▶ _SUPPLIED INFORMATION_

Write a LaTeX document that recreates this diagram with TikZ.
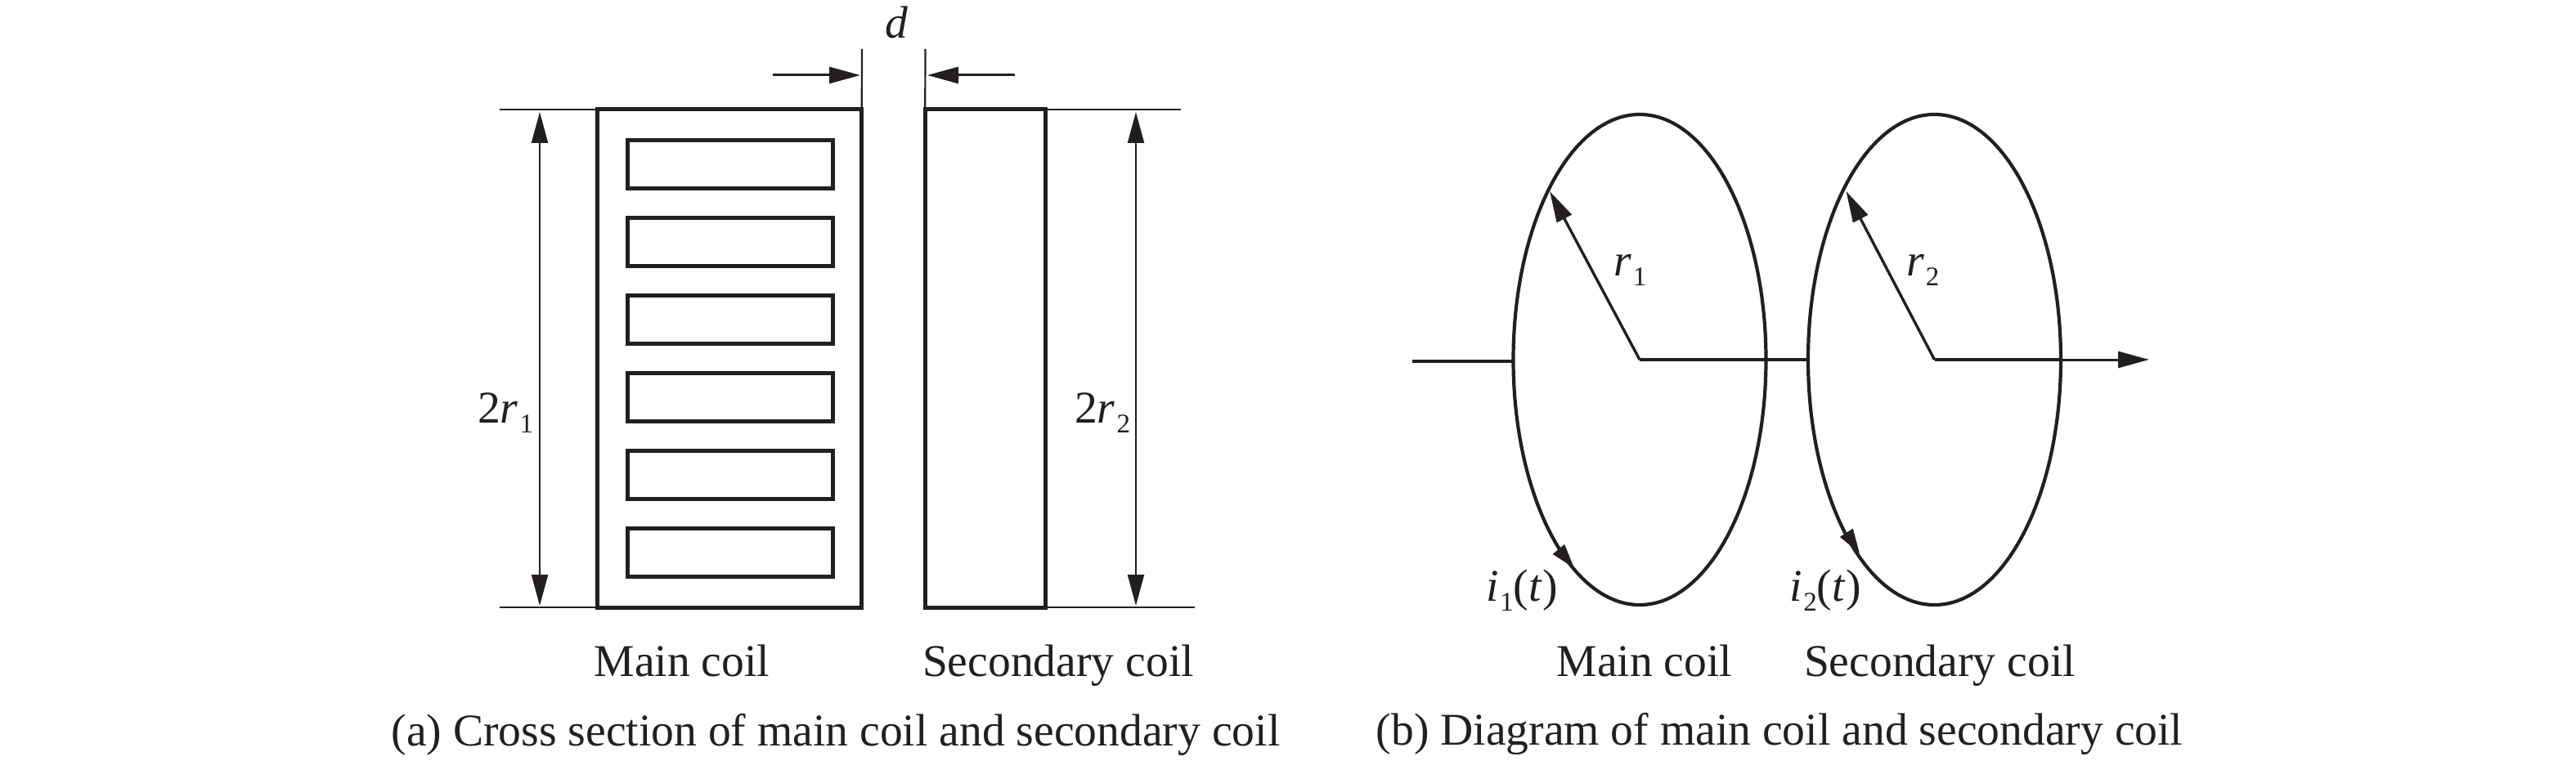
\documentclass[tikz,border=0pt]{standalone}
\usepackage{fontspec}
\setmainfont{Liberation Serif}
\usetikzlibrary{arrows.meta,shapes.geometric}
\definecolor{inkblack}{HTML}{231F20}
\newcommand{\subidx}[1]{\kern1pt\raisebox{-6pt}{\fontsize{16.5}{18}\selectfont #1}}
\tikzset{
	txt/.style={inner sep=0pt,outer sep=0pt,text=inkblack,font=\fontsize{27.8}{30}\selectfont},
	coilbox/.style={draw=inkblack,line width=2.5pt,inner sep=0pt,outer sep=0pt},
	coilloop/.style={draw=inkblack,line width=2.1pt,ellipse,inner sep=0pt,outer sep=0pt,minimum width=154.5pt,minimum height=300pt},
	guide/.style={draw=inkblack,line width=1.1pt},
	dimarrow/.style={draw=inkblack,line width=1.1pt,{Stealth[inset=0pt,length=19pt,width=10pt]}-{Stealth[inset=0pt,length=19pt,width=10pt]}},
	gaparrow/.style={draw=inkblack,line width=1.5pt,-{Stealth[inset=0pt,length=19pt,width=10pt]}},
	radarrow/.style={draw=inkblack,line width=1.7pt,-{Stealth[inset=0pt,length=19pt,width=10pt]}},
	curarrow/.style={draw=inkblack,line width=1.5pt,-{Stealth[inset=0pt,length=15pt,width=9pt]}},
	axisline/.style={draw=inkblack,line width=2.2pt}
}
\begin{document}
\begin{tikzpicture}[x=.5pt,y=-.5pt]
	\useasboundingbox (0,0) rectangle (3150,931);
	\node[coilbox,minimum width=161.75pt,minimum height=304.5pt] (mainbox) at (892,438.5) {};
	\node[coilbox,minimum width=73.75pt,minimum height=304.5pt] (secbox) at (1205,438.5) {};
	\foreach \i in {0,1,2,3,4,5}{
		\node[coilbox,minimum width=125.5pt,minimum height=29.5pt] (turn\i) at (892.5,201+95*\i) {};
	}
	\coordinate (topl) at (611,134);
	\coordinate (topr) at (1444,134);
	\coordinate (botl) at (611,743);
	\coordinate (botr) at (1461,743);
	\coordinate (extl) at (1054,60);
	\coordinate (extr) at (1131.5,60);
	\draw[guide] (topl) -- (mainbox.north west);
	\draw[guide] (secbox.north east) -- (topr);
	\draw[guide] (botl) -- (mainbox.south west);
	\draw[guide] (secbox.south east) -- (botr);
	\draw[guide] (extl) -- (mainbox.north east);
	\draw[guide] (extr) -- (secbox.north west);
	\coordinate (gapl) at (945,92);
	\coordinate (gapltip) at (1052,92);
	\coordinate (gapr) at (1241,92);
	\coordinate (gaprtip) at (1134,92);
	\draw[gaparrow] (gapl) -- (gapltip);
	\draw[gaparrow] (gapr) -- (gaprtip);
	\coordinate (dima) at (660,137);
	\coordinate (dimb) at (660,741);
	\coordinate (dimc) at (1389,137);
	\coordinate (dimd) at (1389,741);
	\draw[dimarrow] (dima) -- (dimb);
	\draw[dimarrow] (dimc) -- (dimd);
	\node[txt,anchor=base] (gaplabel) at (1096,47) {\textit{d}};
	\node[txt,anchor=base west] (diamlabela) at (584,517) {2\textit{r}\subidx{1}};
	\node[txt,anchor=base west] (diamlabelb) at (1314,517) {2\textit{r}\subidx{2}};
	\node[txt,anchor=base] (mainlabela) at (834,827) {Main coil};
	\node[txt,anchor=base] (seclabela) at (1294,827) {Secondary coil};
	\node[txt,anchor=base] (captiona) at (1022,912) {(a) Cross section of main coil and secondary coil};
	\node[coilloop] (loopa) at (2005,440) {};
	\node[coilloop] (loopb) at (2365.5,440) {};
	\coordinate (leadin) at (1727,442);
	\coordinate (tipa) at (1895,234);
	\coordinate (tipb) at (2257.5,234);
	\coordinate (axisend) at (2628,440);
	\draw[axisline] (leadin) -- (loopa.west |- leadin);
	\draw[axisline] (loopa.center) -- (loopb.west);
	\draw[axisline] (loopb.center) -- (loopb.east);
	\draw[gaparrow] (loopb.east) -- (axisend);
	\draw[radarrow] (loopa.center) -- (tipa);
	\draw[radarrow] (loopb.center) -- (tipb);
	\coordinate (taila) at (1906,672);
	\coordinate (curtipa) at (1925,695);
	\coordinate (tailb) at (2258,652);
	\coordinate (curtipb) at (2274,677);
	\draw[curarrow] (taila) -- (curtipa);
	\draw[curarrow] (tailb) -- (curtipb);
	\node[txt,anchor=base west] (radlabela) at (1973,337) {\textit{r}\subidx{1}};
	\node[txt,anchor=base west] (radlabelb) at (2331,337) {\textit{r}\subidx{2}};
	\node[txt,anchor=base west] (curlabela) at (1817,735) {\textit{i}\subidx{1}(\textit{t})};
	\node[txt,anchor=base west] (curlabelb) at (2188,735) {\textit{i}\subidx{2}(\textit{t})};
	\node[txt,anchor=base] (mainlabelb) at (2011,827) {Main coil};
	\node[txt,anchor=base] (seclabelb) at (2372,827) {Secondary coil};
	\node[txt,anchor=base] (captionb) at (2176,911) {(b) Diagram of main coil and secondary coil};
\end{tikzpicture}
\end{document}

▶ _BRIEF_
Restate the whole listing above exactly, please, omitting every image.

▶ _COMPLETED EXERCISE_
Write a LaTeX document that recreates this diagram with TikZ.
\documentclass[tikz,border=0pt]{standalone}
\usepackage{fontspec}
\setmainfont{Liberation Serif}
\usetikzlibrary{arrows.meta,shapes.geometric}
\definecolor{inkblack}{HTML}{231F20}
\newcommand{\subidx}[1]{\kern1pt\raisebox{-6pt}{\fontsize{16.5}{18}\selectfont #1}}
\tikzset{
	txt/.style={inner sep=0pt,outer sep=0pt,text=inkblack,font=\fontsize{27.8}{30}\selectfont},
	coilbox/.style={draw=inkblack,line width=2.5pt,inner sep=0pt,outer sep=0pt},
	coilloop/.style={draw=inkblack,line width=2.1pt,ellipse,inner sep=0pt,outer sep=0pt,minimum width=154.5pt,minimum height=300pt},
	guide/.style={draw=inkblack,line width=1.1pt},
	dimarrow/.style={draw=inkblack,line width=1.1pt,{Stealth[inset=0pt,length=19pt,width=10pt]}-{Stealth[inset=0pt,length=19pt,width=10pt]}},
	gaparrow/.style={draw=inkblack,line width=1.5pt,-{Stealth[inset=0pt,length=19pt,width=10pt]}},
	radarrow/.style={draw=inkblack,line width=1.7pt,-{Stealth[inset=0pt,length=19pt,width=10pt]}},
	curarrow/.style={draw=inkblack,line width=1.5pt,-{Stealth[inset=0pt,length=15pt,width=9pt]}},
	axisline/.style={draw=inkblack,line width=2.2pt}
}
\begin{document}
\begin{tikzpicture}[x=.5pt,y=-.5pt]
	\useasboundingbox (0,0) rectangle (3150,931);
	\node[coilbox,minimum width=161.75pt,minimum height=304.5pt] (mainbox) at (892,438.5) {};
	\node[coilbox,minimum width=73.75pt,minimum height=304.5pt] (secbox) at (1205,438.5) {};
	\foreach \i in {0,1,2,3,4,5}{
		\node[coilbox,minimum width=125.5pt,minimum height=29.5pt] (turn\i) at (892.5,201+95*\i) {};
	}
	\coordinate (topl) at (611,134);
	\coordinate (topr) at (1444,134);
	\coordinate (botl) at (611,743);
	\coordinate (botr) at (1461,743);
	\coordinate (extl) at (1054,60);
	\coordinate (extr) at (1131.5,60);
	\draw[guide] (topl) -- (mainbox.north west);
	\draw[guide] (secbox.north east) -- (topr);
	\draw[guide] (botl) -- (mainbox.south west);
	\draw[guide] (secbox.south east) -- (botr);
	\draw[guide] (extl) -- (mainbox.north east);
	\draw[guide] (extr) -- (secbox.north west);
	\coordinate (gapl) at (945,92);
	\coordinate (gapltip) at (1052,92);
	\coordinate (gapr) at (1241,92);
	\coordinate (gaprtip) at (1134,92);
	\draw[gaparrow] (gapl) -- (gapltip);
	\draw[gaparrow] (gapr) -- (gaprtip);
	\coordinate (dima) at (660,137);
	\coordinate (dimb) at (660,741);
	\coordinate (dimc) at (1389,137);
	\coordinate (dimd) at (1389,741);
	\draw[dimarrow] (dima) -- (dimb);
	\draw[dimarrow] (dimc) -- (dimd);
	\node[txt,anchor=base] (gaplabel) at (1096,47) {\textit{d}};
	\node[txt,anchor=base west] (diamlabela) at (584,517) {2\textit{r}\subidx{1}};
	\node[txt,anchor=base west] (diamlabelb) at (1314,517) {2\textit{r}\subidx{2}};
	\node[txt,anchor=base] (mainlabela) at (834,827) {Main coil};
	\node[txt,anchor=base] (seclabela) at (1294,827) {Secondary coil};
	\node[txt,anchor=base] (captiona) at (1022,912) {(a) Cross section of main coil and secondary coil};
	\node[coilloop] (loopa) at (2005,440) {};
	\node[coilloop] (loopb) at (2365.5,440) {};
	\coordinate (leadin) at (1727,442);
	\coordinate (tipa) at (1895,234);
	\coordinate (tipb) at (2257.5,234);
	\coordinate (axisend) at (2628,440);
	\draw[axisline] (leadin) -- (loopa.west |- leadin);
	\draw[axisline] (loopa.center) -- (loopb.west);
	\draw[axisline] (loopb.center) -- (loopb.east);
	\draw[gaparrow] (loopb.east) -- (axisend);
	\draw[radarrow] (loopa.center) -- (tipa);
	\draw[radarrow] (loopb.center) -- (tipb);
	\coordinate (taila) at (1906,672);
	\coordinate (curtipa) at (1925,695);
	\coordinate (tailb) at (2258,652);
	\coordinate (curtipb) at (2274,677);
	\draw[curarrow] (taila) -- (curtipa);
	\draw[curarrow] (tailb) -- (curtipb);
	\node[txt,anchor=base west] (radlabela) at (1973,337) {\textit{r}\subidx{1}};
	\node[txt,anchor=base west] (radlabelb) at (2331,337) {\textit{r}\subidx{2}};
	\node[txt,anchor=base west] (curlabela) at (1817,735) {\textit{i}\subidx{1}(\textit{t})};
	\node[txt,anchor=base west] (curlabelb) at (2188,735) {\textit{i}\subidx{2}(\textit{t})};
	\node[txt,anchor=base] (mainlabelb) at (2011,827) {Main coil};
	\node[txt,anchor=base] (seclabelb) at (2372,827) {Secondary coil};
	\node[txt,anchor=base] (captionb) at (2176,911) {(b) Diagram of main coil and secondary coil};
\end{tikzpicture}
\end{document}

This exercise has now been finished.